Hamilton and Schira’s shared history has shaped An Errant Line, for which the artists, guided by curator Susan Earle, responded to unique objects in the Museum’s collection and distinctive features of the Museum’s architecture. Drawn to legacies of the hand-made found in the Spencer Museum collections, the artists used digital tools to cast a new lens onto the works they photographed, scanned, enlarged, and fragmented. The images culled from these processes became the basis for new works of contemporary art.
The artists’ use of objects in the collection brings new life to historic collections in poetic and unexpected ways. Hamilton’s prints fill the Museum’s Central Court with the haunting presence of the Spencer’s rarely seen 18th-century Italian Presepio figures. Gigantic and at turns in-focus and out-of-focus, images of the figures’ body parts and garments seem to reach— gesturally— across the space, reflecting Hamilton’s interest in the relationship between the visual and the tactile. In the adjacent gallery, Schira’s installation addresses the distinct museum activities of making, preserving, and exhibiting; her labyrinth of monumental black-and-white textiles draws its abstracted imagery from textiles, paintings, and other objects in the Spencer’s collections. The result combines images abstracted from shoe buckles worn by the Presepio figures, hand-written documents, and woven fields of words.

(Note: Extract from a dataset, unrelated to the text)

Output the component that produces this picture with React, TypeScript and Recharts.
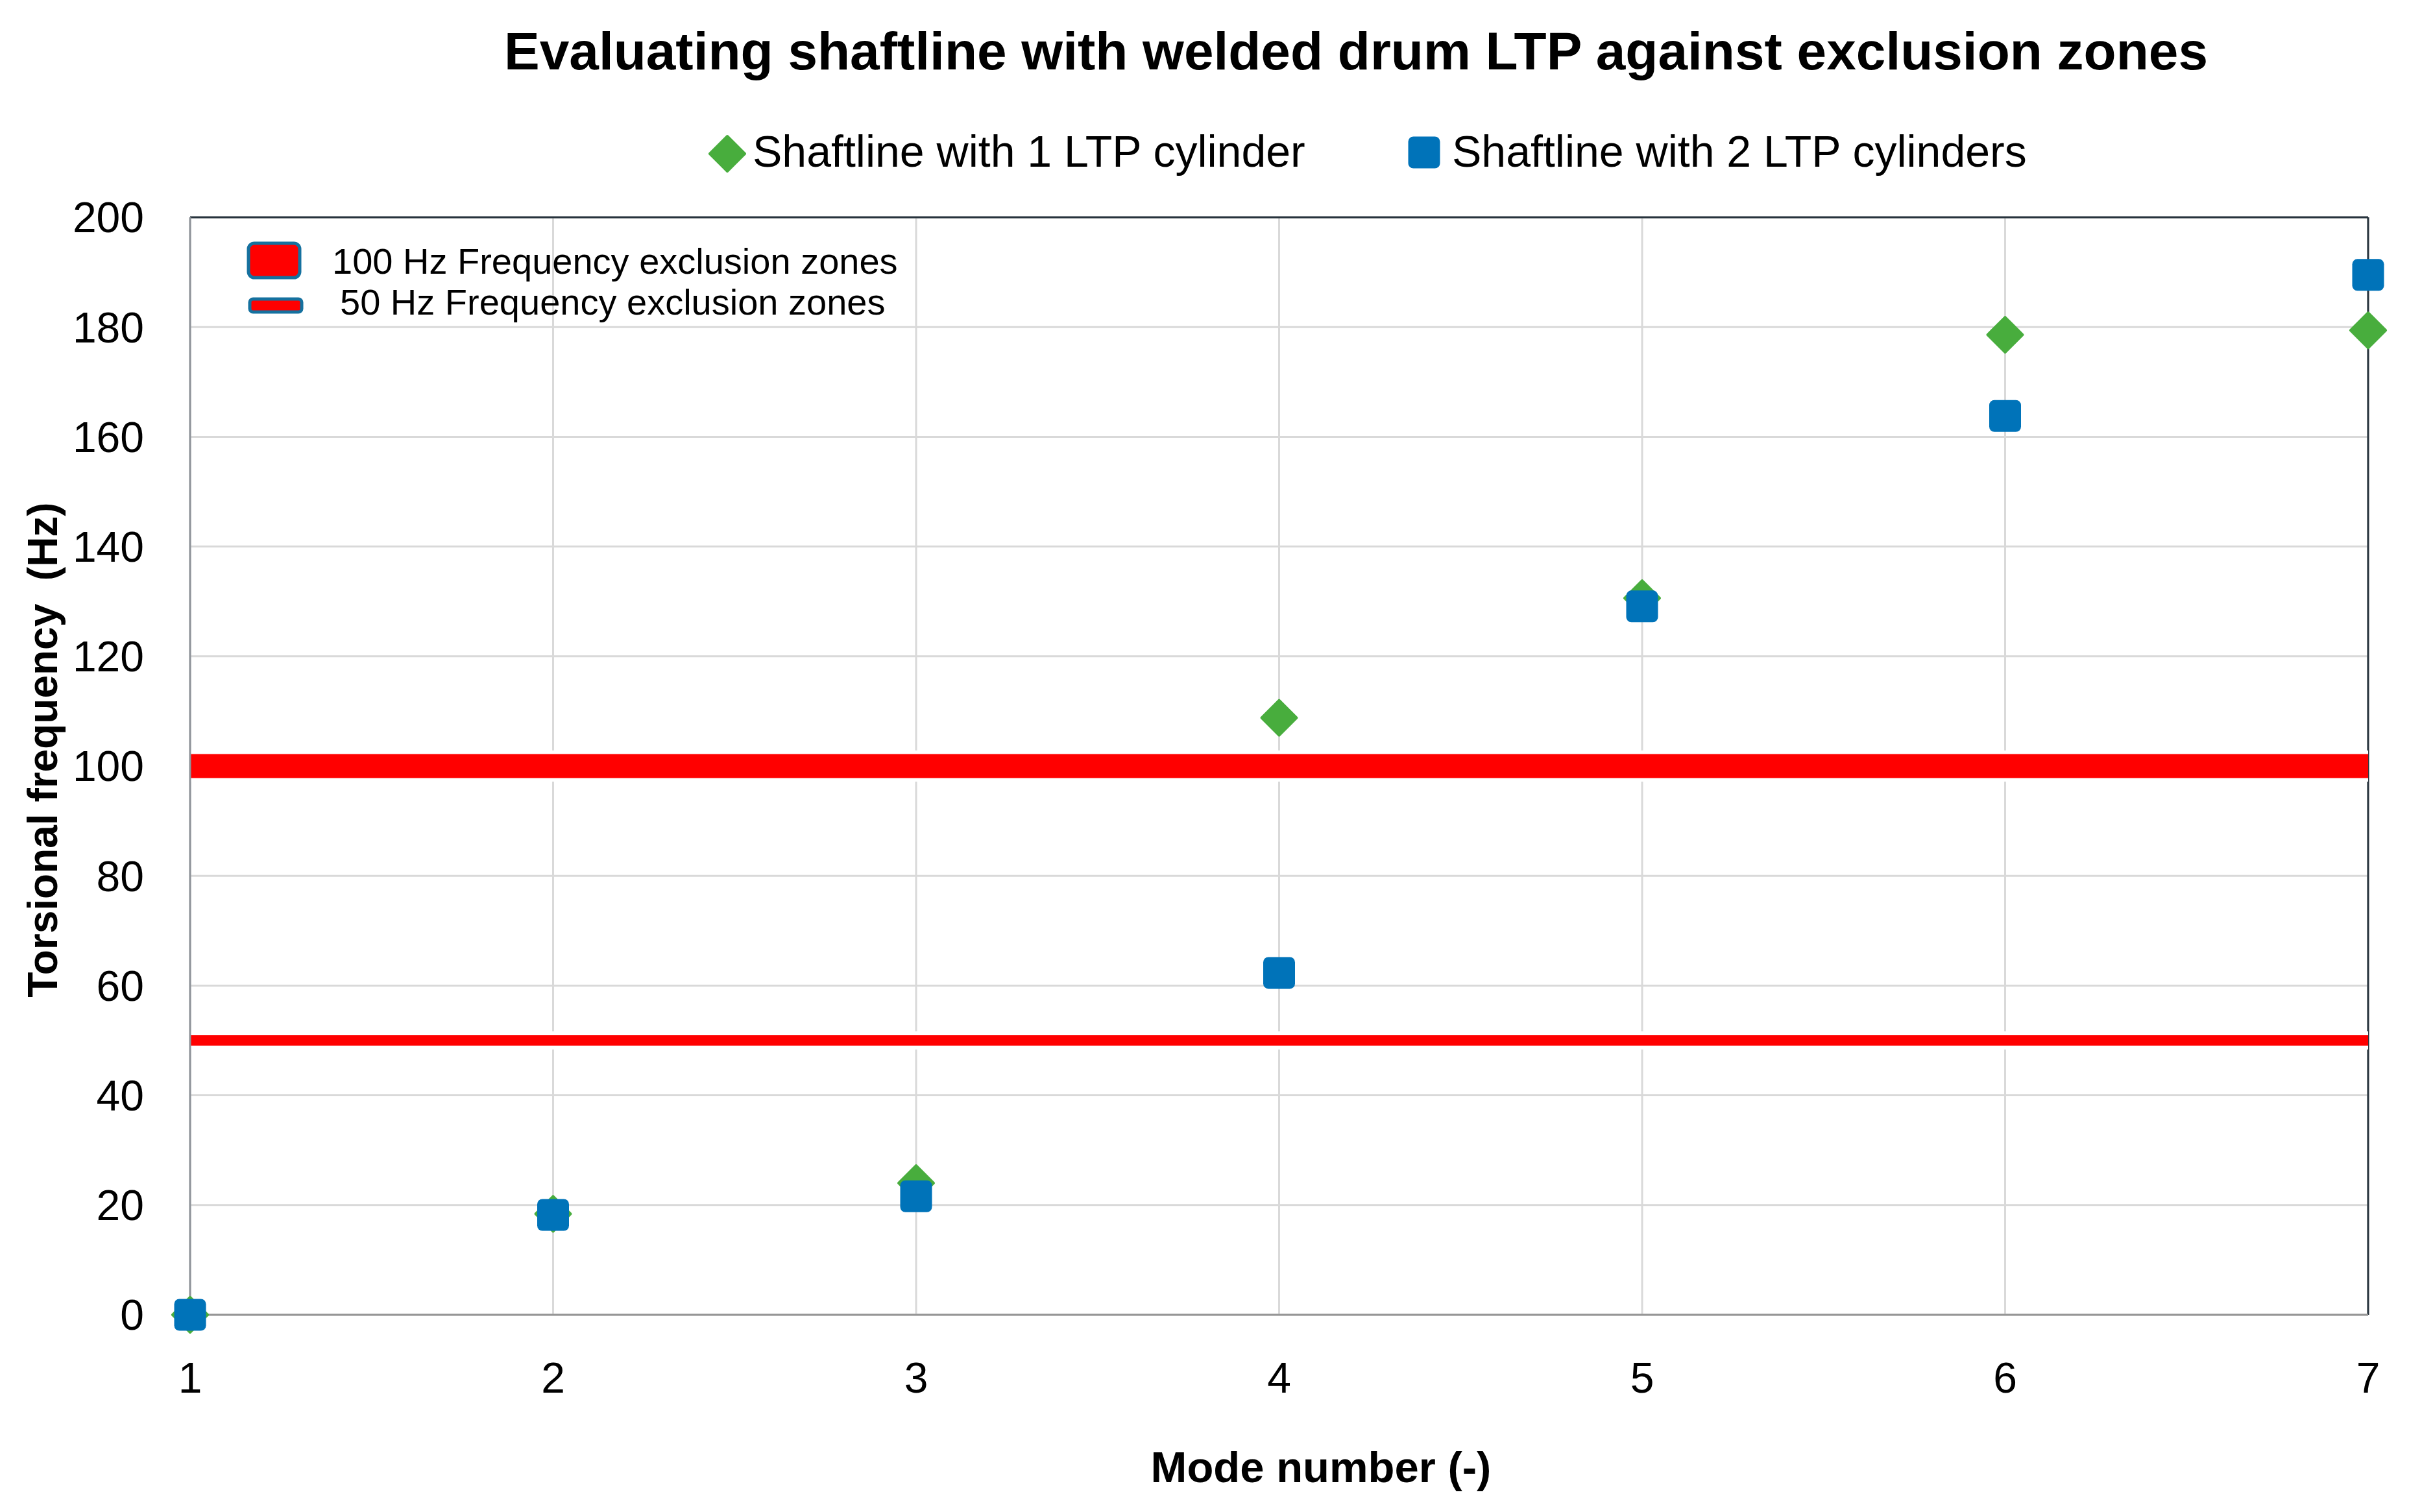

Schira incorporates lines of writing into an enormous field of code on a large, computer-woven Jacquard tapestry. Hamilton uses large digital prints on Japanese Gampi paper and cloth to render miniature objects gigantic. Both artists preserve the tactile intimacy inherent to cloth while working on an architectural scale with the systems and tools of the digital world. Collaborating with current KU students, the artists also honored their former relationship as student and teacher at the University of Kansas, where Ann Hamilton studied fiber arts with Cynthia Schira in the late 1970s.
The Spencer's famed Bechstein piano, played by Franz Liszt in 1886, features prominently in the exhibition. Concealed behind shimmering pink fabric, the piano—when played—seems to serenade the figures in Hamilton’s prints, enlivening both the figures and the space they inhabit. When silent, the shrouded piano lends an eerie stillness to the space, rendering the ghostly figures motionless.
The public is invited to view An Errant Line: Ann Hamilton / Cynthia Schira through Sunday, August 11.
An Errant Line is supported by Art Works grants from the National Endowment for the Arts, a federal agency. Additional support comes from Emprise Financial Corporation, Linda Bailey, Dave & Gunda Hiebert, the Estate of Alice E. and Jim Gerstner, the Loomis family, the Kress Foundation Department of Art History, the KU Department of Visual Art, the KU Research Investment Council.
About Ann Hamilton
Ann Hamilton is widely recognized for large-scale, multi-media installations that respond directly to the sites they occupy. Her exhibitions fully immerse viewers in a poetic that is both visceral and literary. She has just completed a Park Avenue Armory installation, which became a cultural phenomenon in New York City, inspiring crowds of people to return daily to the site. She is currently a Distinguished Professor of Art at The Ohio State University. She received a BFA in textile design from the University of Kansas and an MFA in Sculpture from Yale University before going on to receive a MacArthur Fellowship, a Guggenheim Memorial Fellowship, a National Endowment for the Arts Visual Arts Fellowship, a United States Artists Fellowship, and the Heinz Award. She was chosen to represent the United States at the 1991 Sao Paulo Bienal and at the 1999 Venice Biennale. Her installations have appeared in major museums worldwide, including the Guggenheim Museum, the Hirshhorn Museum and Sculpture Garden, Washington D.C., the Art Institute of Chicago, the Museum of Modern Art, the Tate Liverpool in Liverpool, England, and the Contemporary Art Museum in Kumamoto, Japan.
About Cynthia Schira
Cynthia Schira is one of the contemporary textile world’s most influential figures. She was one of the first to fully utilize the potential of computerization for the textile artist. She earned her BFA from the Rhode Island School of Design and her MFA from the University of Kansas, where she taught from 1976 to 1999. She is the recipient of two Craftsman Fellowships from the National Endowment for the Arts, a Louis Comfort Tiffany Award, and an Honorary Doctorate of Fine Arts from the Rhode Island School of Design. In 2000 she was awarded a Gold Medal from the College of Fellows of the American Craft Council. Her work has been exhibited internationally for over forty years and is represented in major public collections. These include The Metropolitan Museum of Art, the Philadelphia Museum of Art, the Smithsonian's Renwick Gallery of the National Museum of American Art, the de Young Museum, the Museum Bellerive in Zurich, the Museum of Fine Arts Boston, and the Art Institute of Chicago.